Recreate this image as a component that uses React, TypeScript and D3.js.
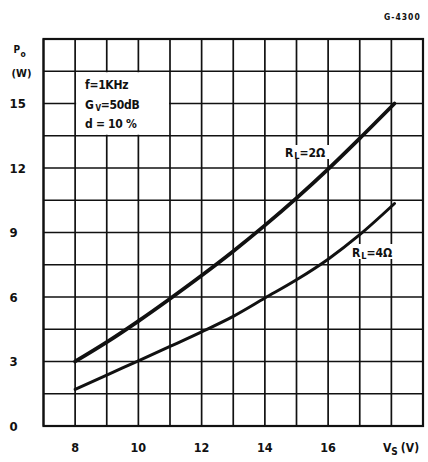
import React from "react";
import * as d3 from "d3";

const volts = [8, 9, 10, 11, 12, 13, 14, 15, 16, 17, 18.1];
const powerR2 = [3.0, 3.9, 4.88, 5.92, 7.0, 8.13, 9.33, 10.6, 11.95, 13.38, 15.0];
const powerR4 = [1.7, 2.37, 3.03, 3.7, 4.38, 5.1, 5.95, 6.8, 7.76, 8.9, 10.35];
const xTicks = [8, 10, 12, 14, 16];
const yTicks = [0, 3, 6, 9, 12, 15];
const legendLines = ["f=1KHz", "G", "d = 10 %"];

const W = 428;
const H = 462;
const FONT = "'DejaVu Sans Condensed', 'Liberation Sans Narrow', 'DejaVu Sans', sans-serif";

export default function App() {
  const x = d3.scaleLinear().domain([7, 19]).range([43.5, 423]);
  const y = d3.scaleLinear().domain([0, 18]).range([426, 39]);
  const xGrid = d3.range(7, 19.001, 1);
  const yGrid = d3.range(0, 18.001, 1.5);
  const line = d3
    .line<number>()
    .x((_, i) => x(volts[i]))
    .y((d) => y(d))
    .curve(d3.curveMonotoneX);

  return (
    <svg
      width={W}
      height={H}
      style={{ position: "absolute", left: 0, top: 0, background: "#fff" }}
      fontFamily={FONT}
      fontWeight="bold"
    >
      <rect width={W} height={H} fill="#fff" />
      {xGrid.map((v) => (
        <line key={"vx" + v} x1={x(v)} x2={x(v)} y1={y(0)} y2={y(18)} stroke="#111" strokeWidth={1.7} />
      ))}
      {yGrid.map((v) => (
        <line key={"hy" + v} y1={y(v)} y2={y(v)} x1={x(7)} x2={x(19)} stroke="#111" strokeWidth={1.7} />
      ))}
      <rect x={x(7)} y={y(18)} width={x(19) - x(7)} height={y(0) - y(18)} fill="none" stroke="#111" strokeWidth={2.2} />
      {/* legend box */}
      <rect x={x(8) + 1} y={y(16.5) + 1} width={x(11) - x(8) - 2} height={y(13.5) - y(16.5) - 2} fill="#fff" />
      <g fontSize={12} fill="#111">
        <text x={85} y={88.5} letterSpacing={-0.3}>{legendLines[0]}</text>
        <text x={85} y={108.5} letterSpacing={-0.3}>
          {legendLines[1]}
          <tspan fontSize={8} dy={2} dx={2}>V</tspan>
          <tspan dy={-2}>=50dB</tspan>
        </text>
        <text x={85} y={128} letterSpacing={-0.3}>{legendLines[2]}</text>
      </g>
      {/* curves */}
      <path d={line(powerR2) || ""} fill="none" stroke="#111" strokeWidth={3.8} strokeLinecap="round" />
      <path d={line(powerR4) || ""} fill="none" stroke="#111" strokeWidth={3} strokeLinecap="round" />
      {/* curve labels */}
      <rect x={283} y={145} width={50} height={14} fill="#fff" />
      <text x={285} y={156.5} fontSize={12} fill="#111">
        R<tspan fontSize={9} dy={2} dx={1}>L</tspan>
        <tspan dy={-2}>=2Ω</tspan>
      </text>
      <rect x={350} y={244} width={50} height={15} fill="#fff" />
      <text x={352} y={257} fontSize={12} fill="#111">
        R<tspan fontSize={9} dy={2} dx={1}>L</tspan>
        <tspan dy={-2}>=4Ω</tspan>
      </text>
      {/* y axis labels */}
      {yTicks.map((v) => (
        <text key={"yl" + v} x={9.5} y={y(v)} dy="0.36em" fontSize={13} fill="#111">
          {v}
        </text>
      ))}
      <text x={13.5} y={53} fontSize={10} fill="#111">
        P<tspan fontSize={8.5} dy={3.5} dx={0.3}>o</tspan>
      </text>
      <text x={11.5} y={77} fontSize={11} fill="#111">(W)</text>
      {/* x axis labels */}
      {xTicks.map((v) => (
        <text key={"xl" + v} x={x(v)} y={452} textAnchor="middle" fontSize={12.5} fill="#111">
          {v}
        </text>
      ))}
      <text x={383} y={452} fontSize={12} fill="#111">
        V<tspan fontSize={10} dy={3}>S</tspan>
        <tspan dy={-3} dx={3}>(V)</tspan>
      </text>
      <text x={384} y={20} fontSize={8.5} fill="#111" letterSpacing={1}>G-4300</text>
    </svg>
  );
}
········
Instructions to follow >> Extract every line of the data exactly; pictures stay out.

Finished task >>
Recreate this image as a component that uses React, TypeScript and D3.js.
import React from "react";
import * as d3 from "d3";

const volts = [8, 9, 10, 11, 12, 13, 14, 15, 16, 17, 18.1];
const powerR2 = [3.0, 3.9, 4.88, 5.92, 7.0, 8.13, 9.33, 10.6, 11.95, 13.38, 15.0];
const powerR4 = [1.7, 2.37, 3.03, 3.7, 4.38, 5.1, 5.95, 6.8, 7.76, 8.9, 10.35];
const xTicks = [8, 10, 12, 14, 16];
const yTicks = [0, 3, 6, 9, 12, 15];
const legendLines = ["f=1KHz", "G", "d = 10 %"];

const W = 428;
const H = 462;
const FONT = "'DejaVu Sans Condensed', 'Liberation Sans Narrow', 'DejaVu Sans', sans-serif";

export default function App() {
  const x = d3.scaleLinear().domain([7, 19]).range([43.5, 423]);
  const y = d3.scaleLinear().domain([0, 18]).range([426, 39]);
  const xGrid = d3.range(7, 19.001, 1);
  const yGrid = d3.range(0, 18.001, 1.5);
  const line = d3
    .line<number>()
    .x((_, i) => x(volts[i]))
    .y((d) => y(d))
    .curve(d3.curveMonotoneX);

  return (
    <svg
      width={W}
      height={H}
      style={{ position: "absolute", left: 0, top: 0, background: "#fff" }}
      fontFamily={FONT}
      fontWeight="bold"
    >
      <rect width={W} height={H} fill="#fff" />
      {xGrid.map((v) => (
        <line key={"vx" + v} x1={x(v)} x2={x(v)} y1={y(0)} y2={y(18)} stroke="#111" strokeWidth={1.7} />
      ))}
      {yGrid.map((v) => (
        <line key={"hy" + v} y1={y(v)} y2={y(v)} x1={x(7)} x2={x(19)} stroke="#111" strokeWidth={1.7} />
      ))}
      <rect x={x(7)} y={y(18)} width={x(19) - x(7)} height={y(0) - y(18)} fill="none" stroke="#111" strokeWidth={2.2} />
      {/* legend box */}
      <rect x={x(8) + 1} y={y(16.5) + 1} width={x(11) - x(8) - 2} height={y(13.5) - y(16.5) - 2} fill="#fff" />
      <g fontSize={12} fill="#111">
        <text x={85} y={88.5} letterSpacing={-0.3}>{legendLines[0]}</text>
        <text x={85} y={108.5} letterSpacing={-0.3}>
          {legendLines[1]}
          <tspan fontSize={8} dy={2} dx={2}>V</tspan>
          <tspan dy={-2}>=50dB</tspan>
        </text>
        <text x={85} y={128} letterSpacing={-0.3}>{legendLines[2]}</text>
      </g>
      {/* curves */}
      <path d={line(powerR2) || ""} fill="none" stroke="#111" strokeWidth={3.8} strokeLinecap="round" />
      <path d={line(powerR4) || ""} fill="none" stroke="#111" strokeWidth={3} strokeLinecap="round" />
      {/* curve labels */}
      <rect x={283} y={145} width={50} height={14} fill="#fff" />
      <text x={285} y={156.5} fontSize={12} fill="#111">
        R<tspan fontSize={9} dy={2} dx={1}>L</tspan>
        <tspan dy={-2}>=2Ω</tspan>
      </text>
      <rect x={350} y={244} width={50} height={15} fill="#fff" />
      <text x={352} y={257} fontSize={12} fill="#111">
        R<tspan fontSize={9} dy={2} dx={1}>L</tspan>
        <tspan dy={-2}>=4Ω</tspan>
      </text>
      {/* y axis labels */}
      {yTicks.map((v) => (
        <text key={"yl" + v} x={9.5} y={y(v)} dy="0.36em" fontSize={13} fill="#111">
          {v}
        </text>
      ))}
      <text x={13.5} y={53} fontSize={10} fill="#111">
        P<tspan fontSize={8.5} dy={3.5} dx={0.3}>o</tspan>
      </text>
      <text x={11.5} y={77} fontSize={11} fill="#111">(W)</text>
      {/* x axis labels */}
      {xTicks.map((v) => (
        <text key={"xl" + v} x={x(v)} y={452} textAnchor="middle" fontSize={12.5} fill="#111">
          {v}
        </text>
      ))}
      <text x={383} y={452} fontSize={12} fill="#111">
        V<tspan fontSize={10} dy={3}>S</tspan>
        <tspan dy={-3} dx={3}>(V)</tspan>
      </text>
      <text x={384} y={20} fontSize={8.5} fill="#111" letterSpacing={1}>G-4300</text>
    </svg>
  );
}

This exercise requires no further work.